Nach den Feststellungen des Landgerichts tätigte der Angeklagte im Zeitraum vom 21. April bis zum 12. Mai 2006 folgende sechs Bestellungen: am 21. April 2006 im Wert von 3.166,95 € netto/3.673,65 € brutto; am 24. April 2006 im Wert von 12.055,14 € netto/13.983,96 € brutto; am 4. Mai 2006 im Wert von 1.859,09 € netto/2.156,54 € brutto; am 5. Mai 2006 im Wert von 707,53 € netto/820,73 € brutto; am 10. Mai 2006 im Wert von 3.736,15 € netto/4.333,93 € brutto sowie am 12. Mai 2006 im Wert von 5.569,13 € netto/6.460,19 € brutto. Ausweislich der Urteilsgründe hat das Landgericht in der Hauptverhandlung einen Hinweis dahin erteilt, dass anstelle einer Verurteilung wegen der in der Anklageschrift mit Daten und Summen bezeichneten Taten auch eine Verurteilung wegen der festgestellten Taten in Betracht komme. Nähere Feststellungen zu den Baumaterialien, auf die sich die einzelnen Bestellungen bezogen, hat das Landgericht nicht getroffen.

2. Die auf diese Feststellungen gestützte Verurteilung des Angeklagten hat keinen Bestand; das Verfahren ist insoweit einzustellen. Das vom Landgericht festgestellte Geschehen weicht so deutlich von den in der Anklageschrift geschilderten geschichtlichen Vorgängen ab, dass es sich nicht mehr als die von der Anklage bezeichneten Taten im Sinne des § 264 Abs. 1 StPO darstellt.

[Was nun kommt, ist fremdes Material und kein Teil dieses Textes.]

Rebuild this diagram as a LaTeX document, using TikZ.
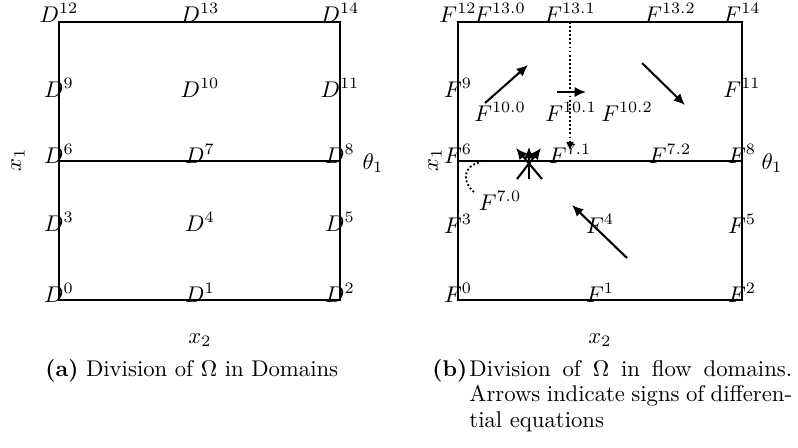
\documentclass[tikz,border=0pt]{standalone}
\usepackage{tikz}
\usetikzlibrary{arrows.meta}

\begin{document}
\begin{tikzpicture}[x=0.44pt, y=-0.44pt,
  lab/.style={anchor=base, inner sep=0pt},
  edge/.style={line width=0.9pt},
  flow/.style={line width=0.9pt, -{Latex[length=5pt,width=4.5pt]}}]
\useasboundingbox (0,0) rectangle (798,447);
\coordinate (a0) at (59,300);
\coordinate (a2) at (340,300);
\coordinate (a6) at (59,161);
\coordinate (a8) at (340,161);
\coordinate (a12) at (59,22);
\coordinate (a14) at (340,22);
\draw[edge] (a0) -- (a2) -- (a14) -- (a12) -- cycle;
\draw[edge] (a6) -- (a8);
\node[lab] (d12) at (59,22) {$D^{12}$};
\node[lab] (d13) at (200,22) {$D^{13}$};
\node[lab] (d14) at (340,22) {$D^{14}$};
\node[lab] (d9) at (59,97) {$D^{9}$};
\node[lab] (d10) at (200,97) {$D^{10}$};
\node[lab] (d11) at (340,97) {$D^{11}$};
\node[lab] (d6) at (59,163) {$D^{6}$};
\node[lab] (d7) at (200,163) {$D^{7}$};
\node[lab] (d8) at (340,163) {$D^{8}$};
\node[lab] (d3) at (59,231) {$D^{3}$};
\node[lab] (d4) at (200,231) {$D^{4}$};
\node[lab] (d5) at (340,231) {$D^{5}$};
\node[lab] (d0) at (59,302) {$D^{0}$};
\node[lab] (d1) at (200,302) {$D^{1}$};
\node[lab] (d2) at (340,302) {$D^{2}$};
\node (xa1) at (18,160) [rotate=90] {$x_1$};
\node (xa2) at (200,340) {$x_2$};
\node (tha) at (373,163) {$\theta_1$};
\coordinate (b0) at (458,300);
\coordinate (b2) at (742,300);
\coordinate (b6) at (458,161);
\coordinate (b8) at (742,161);
\coordinate (b12) at (458,22);
\coordinate (b14) at (742,22);
\draw[edge] (b0) -- (b2) -- (b14) -- (b12) -- cycle;
\draw[edge] (b6) -- (b8);
\node[lab] (f12) at (458,22) {$F^{12}$};
\node[lab] (f130) at (500,22) {$F^{13.0}$};
\node[lab] (f131) at (570,22) {$F^{13.1}$};
\node[lab] (f132) at (670,22) {$F^{13.2}$};
\node[lab] (f14) at (742,22) {$F^{14}$};
\node[lab] (f9) at (458,97) {$F^{9}$};
\node[lab] (f100) at (500,121) {$F^{10.0}$};
\node[lab] (f101) at (571,121) {$F^{10.1}$};
\node[lab] (f102) at (627,121) {$F^{10.2}$};
\node[lab] (f11) at (742,97) {$F^{11}$};
\node[lab] (f6) at (458,163) {$F^{6}$};
\node[lab] (f71) at (570,163) {$F^{7.1}$};
\node[lab] (f72) at (670,163) {$F^{7.2}$};
\node[lab] (f8) at (742,163) {$F^{8}$};
\node[lab] (f70) at (500,210) {$F^{7.0}$};
\node[lab] (f3) at (458,233) {$F^{3}$};
\node[lab] (f4) at (600,233) {$F^{4}$};
\node[lab] (f5) at (742,233) {$F^{5}$};
\node[lab] (f0) at (458,302) {$F^{0}$};
\node[lab] (f1) at (600,302) {$F^{1}$};
\node[lab] (f2) at (742,302) {$F^{2}$};
\node (xb1) at (435,160) [rotate=90] {$x_1$};
\node (xb2) at (600,340) {$x_2$};
\node (thb) at (772,163) {$\theta_1$};
\coordinate (p1) at (485,103);
\coordinate (q1) at (528,65);
\coordinate (p2) at (557,92);
\coordinate (q2) at (586,92);
\coordinate (p3) at (642,63);
\coordinate (q3) at (685,105);
\coordinate (p4) at (627,258);
\coordinate (q4) at (572,205);
\draw[flow] (p1) -- (q1);
\draw[flow] (p2) -- (q2);
\draw[flow] (p3) -- (q3);
\draw[flow] (p4) -- (q4);
\coordinate (s0) at (570,22);
\coordinate (s1) at (570,151);
\draw[densely dotted, line width=0.8pt, -{Latex[length=4pt,width=3.5pt]}] (s0) -- (s1);
\coordinate (c0) at (517,179);
\coordinate (c1) at (541,148);
\coordinate (c2) at (542,179);
\coordinate (c3) at (516,148);
\coordinate (c4) at (529,179);
\coordinate (c5) at (529,147);
\draw[flow] (c0) -- (c1);
\draw[flow] (c2) -- (c3);
\draw[flow] (c4) -- (c5);
\coordinate (e0) at (474,192);
\coordinate (e1) at (481,162);
\draw[densely dotted, line width=0.8pt] (e0) .. controls (462,182) and (462,166) .. (e1);
\node[anchor=base west, inner sep=0pt] (capa) at (45,376) {\textbf{(a)} Division of $\Omega$ in Domains};
\node[anchor=base west, inner sep=0pt] (capb) at (432,376) {\textbf{(b)}};
\node[anchor=base west, inner sep=0pt, text width=142pt, align=justify] (capbt) at (469,376) {\baselineskip=11.3pt Division of $\Omega$ in flow domains.\linebreak Arrows indicate signs of differen-\linebreak tial equations\par};
\end{tikzpicture}
\end{document}
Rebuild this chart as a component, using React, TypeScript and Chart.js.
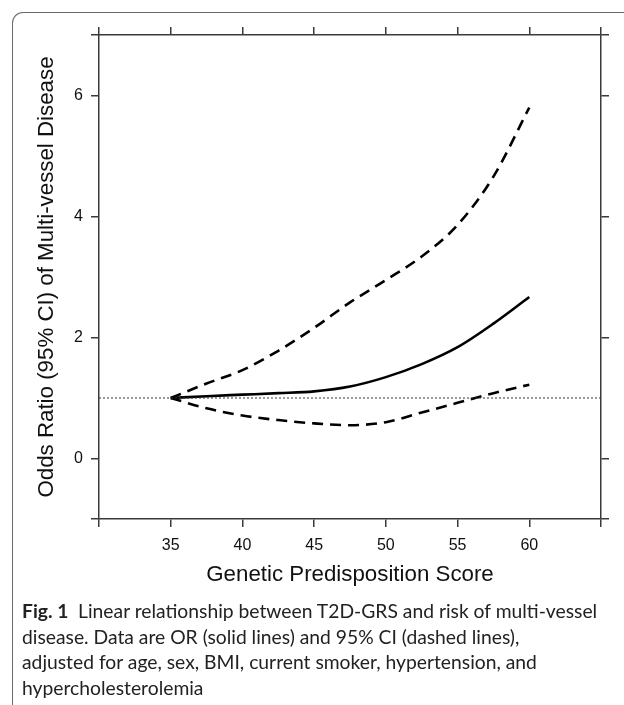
import React, { useEffect, useRef } from 'react';
import { Chart, registerables } from 'chart.js';

Chart.register(...registerables);

// ---- data ----
const scoreX = [35, 37.5, 40, 42.5, 45, 47.5, 50, 52.5, 55, 57.5, 60];
const oddsRatio = [1.0, 1.03, 1.055, 1.08, 1.11, 1.19, 1.345, 1.56, 1.84, 2.23, 2.67];
const upperCI = [1.0, 1.24, 1.46, 1.78, 2.16, 2.58, 2.95, 3.34, 3.86, 4.66, 5.8];
const lowerCI = [1.0, 0.83, 0.71, 0.635, 0.58, 0.55, 0.6, 0.76, 0.92, 1.08, 1.22];
const referenceLevel = 1;

const xRange = [30, 65];
const yRange = [-1, 7];
const xTickValues = [30, 35, 40, 45, 50, 55, 60, 65];
const xTickLabels = [35, 40, 45, 50, 55, 60];
const yTickValues = [-1, 0, 2, 4, 6, 7];
const yTickLabels = [0, 2, 4, 6];

const xTitle = 'Genetic Predisposition Score';
const yTitle = 'Odds Ratio (95% CI) of Multi-vessel Disease';
const captionLabel = 'Fig. 1';
const captionLines = [
  'Linear relationship between T2D-GRS and risk of multi-vessel',
  'disease. Data are OR (solid lines) and 95% CI (dashed lines),',
  'adjusted for age, sex, BMI, current smoker, hypertension, and',
  'hypercholesterolemia',
];

const AXIS_FONT = '"Liberation Sans", Arial, sans-serif';
const AXIS_COLOR = '#3a3a3a';

function pts(ys: number[]) {
  return scoreX.map((x, i) => ({ x, y: ys[i] }));
}

export default function App() {
  const ref = useRef<HTMLCanvasElement | null>(null);

  useEffect(() => {
    if (!ref.current) return;
    const gridOpts = {
      drawOnChartArea: false,
      drawTicks: true,
      tickLength: 8,
      color: AXIS_COLOR,
      lineWidth: 1.5,
    };
    const borderOpts = { display: true, color: AXIS_COLOR, width: 1.5 };
    const setX = (s: any) => {
      s.ticks = xTickValues.map((v) => ({ value: v }));
    };
    const setY = (s: any) => {
      s.ticks = yTickValues.map((v) => ({ value: v }));
    };
    const lineBase = {
      pointRadius: 0,
      borderColor: '#000',
      borderWidth: 2.6,
      cubicInterpolationMode: 'monotone' as const,
      fill: false,
    };
    const chart = new Chart(ref.current, {
      type: 'line',
      data: {
        datasets: [
          {
            ...lineBase,
            data: [
              { x: xRange[0], y: referenceLevel },
              { x: xRange[1], y: referenceLevel },
            ],
            borderWidth: 1,
            borderColor: '#333',
            borderDash: [2, 2],
          },
          { ...lineBase, data: pts(upperCI), borderDash: [11, 7] },
          { ...lineBase, data: pts(lowerCI), borderDash: [11, 7] },
          { ...lineBase, data: pts(oddsRatio) },
        ],
      },
      options: {
        animation: false,
        responsive: false,
        devicePixelRatio: 1,
        layout: { padding: 0, autoPadding: false },
        plugins: { legend: { display: false }, tooltip: { enabled: false } },
        scales: {
          x: {
            type: 'linear',
            position: 'bottom',
            min: xRange[0],
            max: xRange[1],
            afterBuildTicks: setX,
            afterFit: (s: any) => {
              s.height = 81;
            },
            ticks: {
              autoSkip: false,
              maxRotation: 0,
              padding: 9,
              color: '#111',
              font: { family: AXIS_FONT, size: 16 },
              callback: (v: any) => (xTickLabels.includes(Number(v)) ? String(v) : ''),
            },
            grid: gridOpts,
            border: borderOpts,
            title: {
              display: true,
              text: xTitle,
              color: '#111',
              font: { family: AXIS_FONT, size: 22.3 },
              padding: { top: 0, bottom: 12 },
            },
          },
          x2: {
            type: 'linear',
            position: 'top',
            min: xRange[0],
            max: xRange[1],
            afterBuildTicks: setX,
            afterFit: (s: any) => {
              s.height = 35;
            },
            ticks: { display: false },
            grid: gridOpts,
            border: borderOpts,
          },
          y: {
            type: 'linear',
            position: 'left',
            min: yRange[0],
            max: yRange[1],
            afterBuildTicks: setY,
            afterFit: (s: any) => {
              s.width = 99;
            },
            ticks: {
              autoSkip: false,
              padding: 8,
              color: '#111',
              font: { family: AXIS_FONT, size: 16 },
              callback: (v: any) => (yTickLabels.includes(Number(v)) ? String(v) : ''),
            },
            grid: gridOpts,
            border: borderOpts,
            title: {
              display: true,
              text: yTitle,
              color: '#111',
              font: { family: AXIS_FONT, size: 22.3 },
              padding: { top: 33, bottom: 0 },
            },
          },
          y2: {
            type: 'linear',
            position: 'right',
            min: yRange[0],
            max: yRange[1],
            afterBuildTicks: setY,
            afterFit: (s: any) => {
              s.width = 23;
            },
            ticks: { display: false },
            grid: gridOpts,
            border: borderOpts,
          },
        },
      },
    });
    return () => chart.destroy();
  }, []);

  return (
    <div style={{ position: 'absolute', left: 0, top: 0, width: 624, height: 705, overflow: 'hidden', background: '#fff' }}>
      <div
        style={{
          position: 'absolute',
          left: 12,
          top: 12,
          width: 630,
          height: 720,
          borderLeft: '1px solid #6a6a6a',
          borderTop: '1px solid #6a6a6a',
          borderTopLeftRadius: 11,
          boxSizing: 'border-box',
        }}
      />
      <canvas ref={ref} width={624} height={600} style={{ position: 'absolute', left: 0, top: 0, display: 'block' }} />
      <div
        style={{
          position: 'absolute',
          left: 22,
          top: 598,
          fontFamily: 'Lato, "Open Sans", sans-serif',
          fontSize: 19.3,
          lineHeight: '25.6px',
          color: '#222',
          whiteSpace: 'nowrap',
        }}
      >
        <div>
          <b>{captionLabel}</b>
          {'\u2002'}
          {captionLines[0]}
        </div>
        {captionLines.slice(1).map((l, i) => (
          <div key={i}>{l}</div>
        ))}
      </div>
    </div>
  );
}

a) Zwar muss das Gericht seine Untersuchung auch auf Teile der Tat erstrecken, die erst in der Hauptverhandlung bekannt werden. Die angeklagte Tat im verfahrensrechtlichen Sinne ist erschöpfend abzuurteilen. Das Gericht ist dabei an die rechtliche Beurteilung, wie sie der Anklage und dem Eröffnungsbeschluss zugrunde liegt, nicht gebunden. Der verfahrensrechtliche Tatbegriff umfasst den von der zugelassenen Anklage betroffenen geschichtlichen Vorgang, innerhalb dessen der Angeklagte einen Straftatbestand verwirklicht haben soll; zu dieser Tat gehört deshalb das gesamte Verhalten, soweit es mit dem durch die Anklage bezeichneten geschichtlichen Vorkommnis nach der Auffassung des Lebens einen einheitlichen Vorgang darstellt (BGH, Beschluss vom 7. November 1995 - 4 StR 608/95, NStZ-RR 1996, 203 mwN). Bei der Untersuchung und Entscheidung muss aber die Identität der Tat gewahrt bleiben (BGH, Beschluss vom 10. November 2008 - 3 StR 433/08, NStZ-RR 2009, 146, 147). Dies ist nicht der Fall, wenn das Gericht Umstände feststellt, die von den die angeklagten Taten individualisierenden Tatmodalitäten in erheblicher Weise abweichen.

b) So liegt es hier. Die Feststellungen des Landgerichts hinsichtlich der Modalitäten der jeweiligen Tatbegehung unterscheiden sich so wesentlich von den Anklagevorwürfen, dass mit ihnen andere als die angeklagten Taten beschrieben sind. Die Urteilsfeststellungen stimmen mit den Anklagevorwürfen lediglich bezüglich des geschädigten Unternehmens und der allgemeinen Art der bestellten Ware ("Baumaterialien") überein. Die hinsichtlich der erworbenen Gegenstände nicht konkretisierten einzelnen Taten erhalten ihr wesentliches Gepräge hier indes durch den Tatzeitpunkt sowie den jeweiligen Warenwert. Insoweit entsprechen sich Anklagevorwurf und Urteilsfeststellungen in keinem einzigen Punkt; alle sechs Bestelldaten und sämtliche Warenwerte weichen voneinander ab. Da es sich bei den abgeurteilten somit nicht um die angeklagten Taten handelt, wäre eine Verurteilung des Angeklagten nur nach Erhebung einer entsprechenden Nachtragsanklage möglich gewesen; der Hinweis des Landgerichts genügte hierfür nicht.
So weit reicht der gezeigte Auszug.